EXERCISE INSTRUCTIONS
Your task is to reproduce, verbatim and without pictures, the lines from the opening of the listing through the line containing "ax = fig.add_axes([0.0813, 0.1132, 0.8756, 0.8295])".

STORED DATA
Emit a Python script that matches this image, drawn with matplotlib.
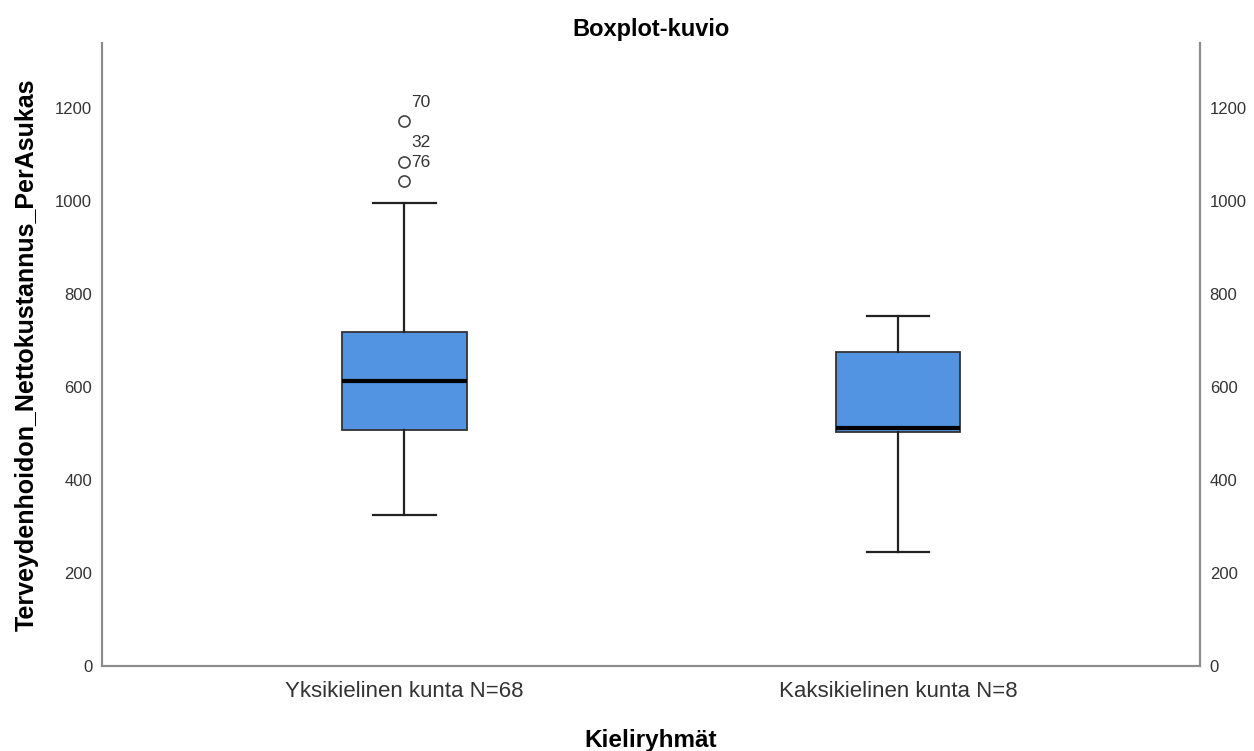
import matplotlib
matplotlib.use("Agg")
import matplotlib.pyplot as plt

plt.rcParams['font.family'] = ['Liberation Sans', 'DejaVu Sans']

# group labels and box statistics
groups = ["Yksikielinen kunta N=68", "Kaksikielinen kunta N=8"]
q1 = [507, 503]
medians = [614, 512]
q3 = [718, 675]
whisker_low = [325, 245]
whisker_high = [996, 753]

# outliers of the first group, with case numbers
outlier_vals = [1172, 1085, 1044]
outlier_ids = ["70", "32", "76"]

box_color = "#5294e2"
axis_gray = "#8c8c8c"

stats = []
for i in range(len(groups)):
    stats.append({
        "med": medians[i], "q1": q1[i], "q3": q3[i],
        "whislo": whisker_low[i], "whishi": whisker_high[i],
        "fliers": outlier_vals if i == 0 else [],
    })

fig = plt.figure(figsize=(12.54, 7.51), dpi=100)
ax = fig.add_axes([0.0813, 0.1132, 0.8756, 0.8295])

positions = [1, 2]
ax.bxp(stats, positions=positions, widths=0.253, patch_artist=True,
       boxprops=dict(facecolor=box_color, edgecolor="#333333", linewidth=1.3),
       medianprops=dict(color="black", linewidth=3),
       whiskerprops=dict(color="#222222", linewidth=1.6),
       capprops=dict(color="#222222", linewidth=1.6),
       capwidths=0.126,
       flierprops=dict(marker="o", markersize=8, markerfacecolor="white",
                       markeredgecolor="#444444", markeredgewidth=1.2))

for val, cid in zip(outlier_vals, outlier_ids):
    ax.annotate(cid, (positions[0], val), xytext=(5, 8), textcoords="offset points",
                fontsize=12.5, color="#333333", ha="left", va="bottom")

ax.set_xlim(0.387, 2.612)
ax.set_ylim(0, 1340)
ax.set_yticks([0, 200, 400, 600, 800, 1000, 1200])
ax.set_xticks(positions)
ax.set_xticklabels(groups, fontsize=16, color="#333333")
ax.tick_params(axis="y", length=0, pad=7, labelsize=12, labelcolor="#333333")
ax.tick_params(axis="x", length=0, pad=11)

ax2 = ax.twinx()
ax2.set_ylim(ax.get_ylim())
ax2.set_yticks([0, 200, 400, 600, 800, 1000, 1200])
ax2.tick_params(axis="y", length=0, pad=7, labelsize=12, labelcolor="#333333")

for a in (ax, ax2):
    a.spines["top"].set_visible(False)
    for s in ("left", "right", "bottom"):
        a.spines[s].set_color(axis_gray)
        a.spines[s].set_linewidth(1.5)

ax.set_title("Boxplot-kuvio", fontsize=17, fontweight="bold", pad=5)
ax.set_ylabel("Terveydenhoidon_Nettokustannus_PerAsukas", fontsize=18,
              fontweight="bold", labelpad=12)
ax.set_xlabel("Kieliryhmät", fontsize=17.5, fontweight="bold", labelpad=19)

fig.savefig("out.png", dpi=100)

OUTPUT BELOW
Emit a Python script that matches this image, drawn with matplotlib.
import matplotlib
matplotlib.use("Agg")
import matplotlib.pyplot as plt

plt.rcParams['font.family'] = ['Liberation Sans', 'DejaVu Sans']

# group labels and box statistics
groups = ["Yksikielinen kunta N=68", "Kaksikielinen kunta N=8"]
q1 = [507, 503]
medians = [614, 512]
q3 = [718, 675]
whisker_low = [325, 245]
whisker_high = [996, 753]

# outliers of the first group, with case numbers
outlier_vals = [1172, 1085, 1044]
outlier_ids = ["70", "32", "76"]

box_color = "#5294e2"
axis_gray = "#8c8c8c"

stats = []
for i in range(len(groups)):
    stats.append({
        "med": medians[i], "q1": q1[i], "q3": q3[i],
        "whislo": whisker_low[i], "whishi": whisker_high[i],
        "fliers": outlier_vals if i == 0 else [],
    })

fig = plt.figure(figsize=(12.54, 7.51), dpi=100)
ax = fig.add_axes([0.0813, 0.1132, 0.8756, 0.8295])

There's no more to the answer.